Getting the optics right is one among a government’s many imperatives. The withdrawal of Most Favoured Nation status to Pakistan is a matter of optics, to be seen as doing something decisive, an immediate suppressant to the incontinent outpourings of a hurt nation. While the government’s move may not be vacuous, it is essential to realise that the step itself means nothing.

First of all, Pakistan little needs MFN status. It exports less than half a billion dollars of goods to India – in 2017-18, it exported $488 million, mostly fruits and nuts and some minerals. In the same year, India’s exports to Pakistan totalled $1.92 billion, of which $544 million came from cotton.

If Pakistan, in retaliation, decides to buy less from India, we will lose more skin than they do. True, the economically weaker Pakistan could be hurt more by the excoriation, but the country’s hat is filling up. Saudi Arabia’s Crown Prince Mohammed bin Salman, badly bruised in the Jamal Khashoggi murder affair, is on a mission to ingratiate himself with anyone willing to shake hands with him.

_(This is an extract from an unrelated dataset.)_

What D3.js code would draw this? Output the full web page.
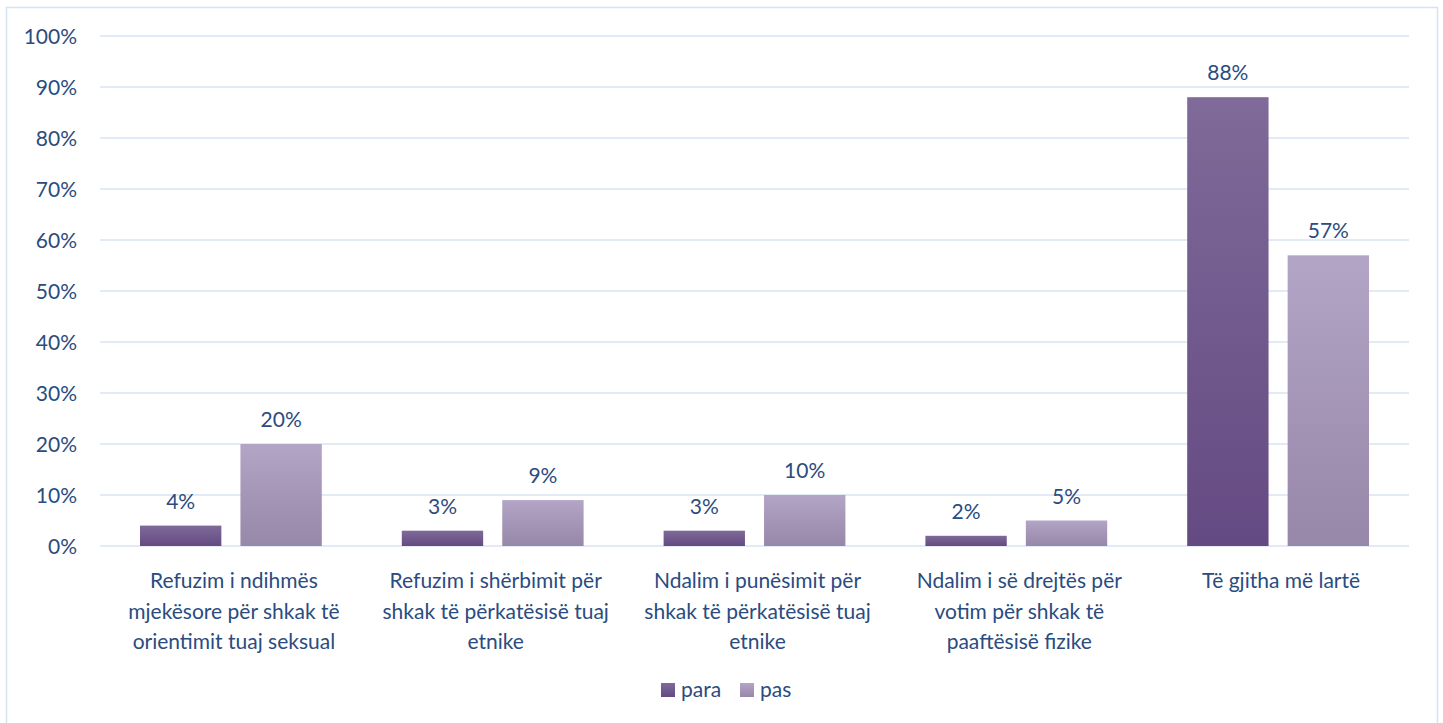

Ahead of his visit to Pakistan, bin Salman is offering Pakistan $6 billion worth of freebies, half in deposits and the rest in deferred oil payments. Pakistan won’t miss the loss of exports to India much.

But the uselessness of the ‘withdraw MFN status’ move ought to be seen against a bigger backdrop. To decry Pakistan whenever there is a terror attack in India may provide cathartic relief, but it is really barking up the wrong tree. No denying that the roots of terror are firmly in Pakistan’s soil but there is little evidence to show that Pakistan’s official establishment is behind it. It is often not even the ISI. The dovish former Pakistan Ambassador to the US, Husain Haqqani writes in his ‘Why can’t we just be friends?’ that ISI chief Ahmed Shuja Pasha told him about 26/11, “ log hamare thaey, operation hamara nahin tha ” (they were Pakistanis but the operation was not ours). If you want to break the back of terrorism, hysteric calls to ‘teach Pakistan a lesson’ hardly helps. It is like twisting the arm of a man whose hands are already tied.